This book took me little over four hours to get through, but it’s taken me about three weeks to actually write about it. I’ve been avoiding it because I’ve been trying to think of how I can write a full review of such a short book. While the pages weren’t long, they were very full, giving the impression of a small house that seems much larger when you go inside. I hadn’t read a children’s book in a while, so I forgot about how they tend to cover a lot of ground with little exposition. I wasn’t expecting it to be in the children’s section of the library, it took me a while to find until someone told me the ‘j’ on the call number stood for ‘juvenile’. I had to wade through the waist high shelves and bright colors to find it, and I think managed to do it without feeling too embarrassed. I didn’t even hang out in the kids section when I was a kid, so it felt a little weird.
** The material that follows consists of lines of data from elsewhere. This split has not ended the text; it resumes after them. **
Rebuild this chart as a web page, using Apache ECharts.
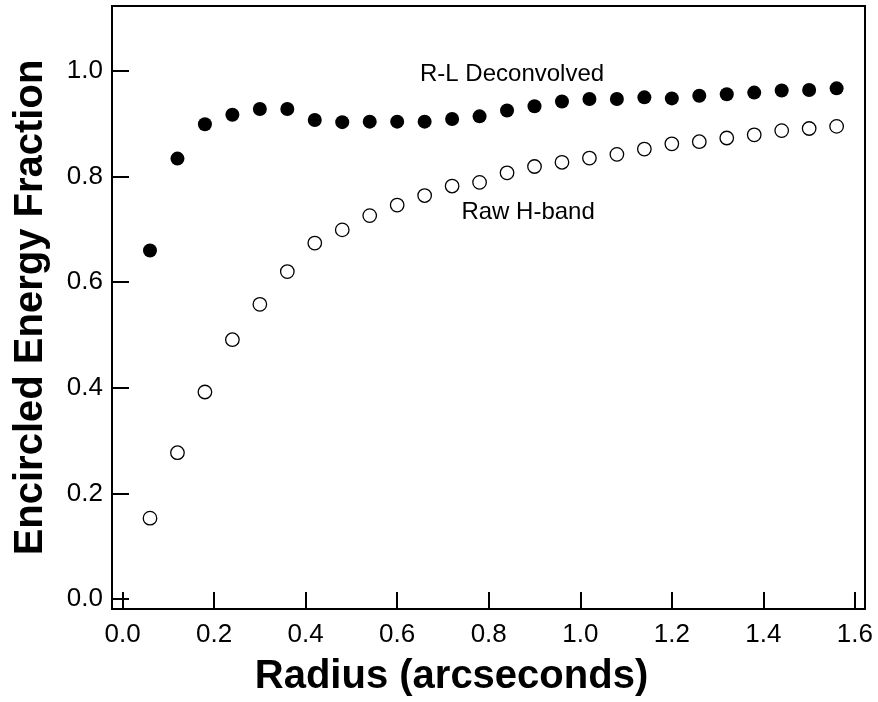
<!DOCTYPE html>
<html>
<head>
<meta charset="utf-8">
<script src="https://cdn.jsdelivr.net/npm/echarts@6/dist/echarts.min.js"></script>
<style>html,body{margin:0;padding:0;background:#fff;}#c{width:878px;height:702px;}</style>
</head>
<body>
<div id="c"></div>
<script>
const radius = [0.06,0.12,0.18,0.24,0.30,0.36,0.42,0.48,0.54,0.60,0.66,0.72,0.78,0.84,0.90,0.96,1.02,1.08,1.14,1.20,1.26,1.32,1.38,1.44,1.50,1.56];
const deconvolved = [0.660,0.834,0.899,0.917,0.928,0.928,0.907,0.903,0.904,0.904,0.904,0.909,0.914,0.925,0.933,0.942,0.947,0.947,0.950,0.948,0.953,0.956,0.959,0.963,0.964,0.967];
const rawHband = [0.153,0.277,0.392,0.491,0.558,0.620,0.674,0.699,0.726,0.746,0.764,0.782,0.789,0.807,0.819,0.827,0.835,0.842,0.852,0.862,0.866,0.873,0.879,0.887,0.891,0.895];
const xTicks = [0,0.2,0.4,0.6,0.8,1.0,1.2,1.4,1.6];
const yTicks = [0,0.2,0.4,0.6,0.8,1.0];
const annotations = [
  {text:'R-L Deconvolved', x:0.851, y:0.994},
  {text:'Raw H-band', x:0.886, y:0.732}
];

const chart = echarts.init(document.getElementById('c'), null, {renderer:'canvas'});
const FONT = 'Liberation Sans, Arial, Helvetica, sans-serif';
const option = {
  animation:false,
  backgroundColor:'#fff',
  grid:{left:112,right:13,top:6,bottom:91,show:true,borderColor:'#000',borderWidth:2,backgroundColor:'transparent'},
  xAxis:{
    type:'value',min:-0.023,max:1.622,
    name:'Radius (arcseconds)',nameLocation:'middle',nameGap:48,
    nameTextStyle:{fontFamily:FONT,fontWeight:'bold',fontSize:40,color:'#000',padding:[0,74,0,0]},
    axisLine:{show:true,onZero:false,lineStyle:{color:'#000',width:2}},
    axisTick:{show:true,inside:true,length:17,lineStyle:{color:'#000',width:2},customValues:xTicks},
    axisLabel:{show:true,margin:13,fontFamily:FONT,fontSize:26,color:'#000',customValues:xTicks,formatter:v=>v.toFixed(1)},
    splitLine:{show:false}
  },
  yAxis:{
    type:'value',min:-0.019,max:1.123,
    name:'Encircled Energy Fraction',nameLocation:'middle',nameGap:61,nameRotate:90,
    nameTextStyle:{fontFamily:FONT,fontWeight:'bold',fontSize:40,color:'#000'},
    axisLine:{show:true,onZero:false,lineStyle:{color:'#000',width:2}},
    axisTick:{show:true,inside:true,length:17,lineStyle:{color:'#000',width:2},customValues:yTicks},
    axisLabel:{show:true,margin:9,fontFamily:FONT,fontSize:26,color:'#000',customValues:yTicks,formatter:v=>v.toFixed(1)},
    splitLine:{show:false}
  },
  series:[
    {type:'scatter',name:'R-L Deconvolved',symbol:'circle',symbolSize:14,
     itemStyle:{color:'#000',opacity:1},emphasis:{disabled:true},data:radius.map((r,i)=>[r,deconvolved[i]])},
    {type:'scatter',name:'Raw H-band',symbol:'circle',symbolSize:13.5,
     itemStyle:{color:'#fff',borderColor:'#000',borderWidth:1.3,opacity:1},emphasis:{disabled:true},data:radius.map((r,i)=>[r,rawHband[i]])}
  ]
};
chart.setOption(option);
const g = annotations.map(a=>{
  const p = chart.convertToPixel({gridIndex:0},[a.x,a.y]);
  return {type:'text',x:p[0],y:p[1],style:{text:a.text,fontFamily:FONT,fontSize:24,fill:'#000',align:'center',verticalAlign:'middle'}};
});
chart.setOption({graphic:g});
</script>
</body>
</html>
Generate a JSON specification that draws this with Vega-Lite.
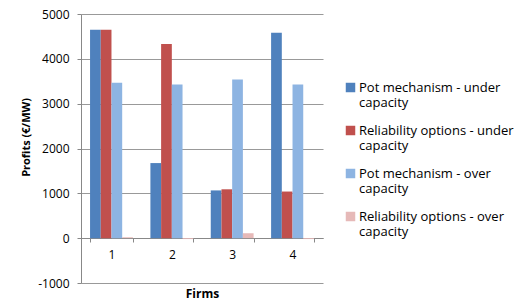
{
  "$schema": "https://vega.github.io/schema/vega-lite/v6.json",
  "autosize": "none",
  "width": 242,
  "height": 269,
  "padding": {"left": 81, "top": 14, "right": 193, "bottom": 21},
  "background": "white",
  "config": {
    "font": "Open Sans",
    "view": {"stroke": null}
  },
  "data": {
    "values": [
      {"firm": "1", "series": "Pot mechanism - under capacity", "profit": 4650},
      {"firm": "1", "series": "Reliability options - under capacity", "profit": 4650},
      {"firm": "1", "series": "Pot mechanism - over capacity", "profit": 3465},
      {"firm": "1", "series": "Reliability options - over capacity", "profit": 20},
      {"firm": "2", "series": "Pot mechanism - under capacity", "profit": 1675},
      {"firm": "2", "series": "Reliability options - under capacity", "profit": 4330},
      {"firm": "2", "series": "Pot mechanism - over capacity", "profit": 3430},
      {"firm": "2", "series": "Reliability options - over capacity", "profit": -20},
      {"firm": "3", "series": "Pot mechanism - under capacity", "profit": 1065},
      {"firm": "3", "series": "Reliability options - under capacity", "profit": 1090},
      {"firm": "3", "series": "Pot mechanism - over capacity", "profit": 3540},
      {"firm": "3", "series": "Reliability options - over capacity", "profit": 110},
      {"firm": "4", "series": "Pot mechanism - under capacity", "profit": 4580},
      {"firm": "4", "series": "Reliability options - under capacity", "profit": 1040},
      {"firm": "4", "series": "Pot mechanism - over capacity", "profit": 3430},
      {"firm": "4", "series": "Reliability options - over capacity", "profit": -20}
    ]
  },
  "mark": {"type": "bar"},
  "encoding": {
    "x": {
      "field": "firm",
      "type": "nominal",
      "scale": {"paddingInner": 0.29, "paddingOuter": 0.15},
      "axis": {
        "title": "Firms",
        "titleFontSize": 12,
        "titleFontWeight": "bold",
        "titleColor": "#000",
        "titlePadding": 28,
        "labelAngle": 0,
        "labelFontSize": 12,
        "labelColor": "#000",
        "labelPadding": 7,
        "offset": -45,
        "domainColor": "#888",
        "tickColor": "#888",
        "tickBand": "extent",
        "tickSize": 4
      }
    },
    "xOffset": {
      "field": "series",
      "type": "nominal",
      "sort": ["Pot mechanism - under capacity", "Reliability options - under capacity", "Pot mechanism - over capacity", "Reliability options - over capacity"]
    },
    "y": {
      "field": "profit",
      "type": "quantitative",
      "scale": {"domain": [-1000, 5000], "nice": false},
      "axis": {
        "title": "Profits (€/MW)",
        "titleFontSize": 11,
        "titleFontWeight": "bold",
        "titleColor": "#000",
        "titlePadding": 6,
        "titleY": 123,
        "values": [-1000, 0, 1000, 2000, 3000, 4000, 5000],
        "labelExpr": "'' + datum.value",
        "labelFontSize": 12,
        "labelColor": "#000",
        "labelPadding": 8,
        "domainColor": "#888",
        "tickColor": "#888",
        "tickSize": 4,
        "gridColor": "#999",
        "gridOpacity": 1
      }
    },
    "color": {
      "field": "series",
      "type": "nominal",
      "sort": ["Pot mechanism - under capacity", "Reliability options - under capacity", "Pot mechanism - over capacity", "Reliability options - over capacity"],
      "scale": {
        "domain": ["Pot mechanism - under capacity", "Reliability options - under capacity", "Pot mechanism - over capacity", "Reliability options - over capacity"],
        "range": ["#4F81BD", "#C0504D", "#8DB4E2", "#E6B9B8"]
      },
      "legend": {
        "title": null,
        "orient": "none",
        "legendX": 263,
        "legendY": 67,
        "symbolType": "square",
        "symbolSize": 90,
        "symbolStrokeWidth": 0,
        "labelFontSize": 13,
        "labelColor": "#000",
        "labelLimit": 200,
        "labelOffset": 2,
        "labelBaseline": "middle",
        "labelExpr": "[slice(datum.label, 0, -9), 'capacity']",
        "rowPadding": 14
      }
    }
  }
}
I actually think it was in the wrong category, because I had already read Coraline, which was in the far less embarrassing young adult section, and The Graveyard Book seemed to be about on the same level to me. It seemed weird being grouped with the picture books and first readers. I was glad that it was written in an intelligent way, as with Coraline I kept thinking that I wished there were more books like it for kids and teenagers. It was easy to read, but not stilted and over-simplified. There were big words, old words, accents, and as with other books by Neil Gaiman, it was a celebration of language and imagination. Unlike the version of Coraline I read, this one wasn’t a full graphic novel, but had pen illustrations at each chapter. I really liked them, because the style matched the subject but they weren’t extremely detailed. The font was also easy to read and fitting. The headings, font, and illustrations all came together very well to frame the story.

The basis of the plot is that a baby boy, by chance and wileyness, escapes the murder of his family and wanders into a cemetery near his home. The ghosts residing there decide that they should keep him with them safe from whatever danger was outside the gates. They name him Nobody and teach him some ghostly powers. Silas, a resident of the graveyard who is neither dead or alive, becomes his guardian and uses his ability to interact with the outside world to bring him necessities. Nobody grows up among the graves and ghosts, learning to read from headstones, and receiving an extensive education in history. Each chapter addresses a new adventure for Nobody and his ghostly neighbors, and the lessons in the various happenings weren’t overbearing. It was also a good example of simple fantasy, the paranormal and supernatural related universe first lays out its rules, then obeys them. The basic formula makes it believable and easy to follow.

In the afterward, Gaiman explains that he conceived the idea for the book while watching his young son play in a graveyard, and that he imagined writing a story like The Jungle Book set in a cemetery. I haven’t read it in a while, but it seemed like there were a lot of parallels between the two stories, and I think that The Graveyard Book is a fitting homage to the classic. There are adventures, lessons, creativity, and a believably happy ending. This story is definitely worth reading at any age, even if you have to endure sideways looks to retrieve it from the depths of the kiddie section.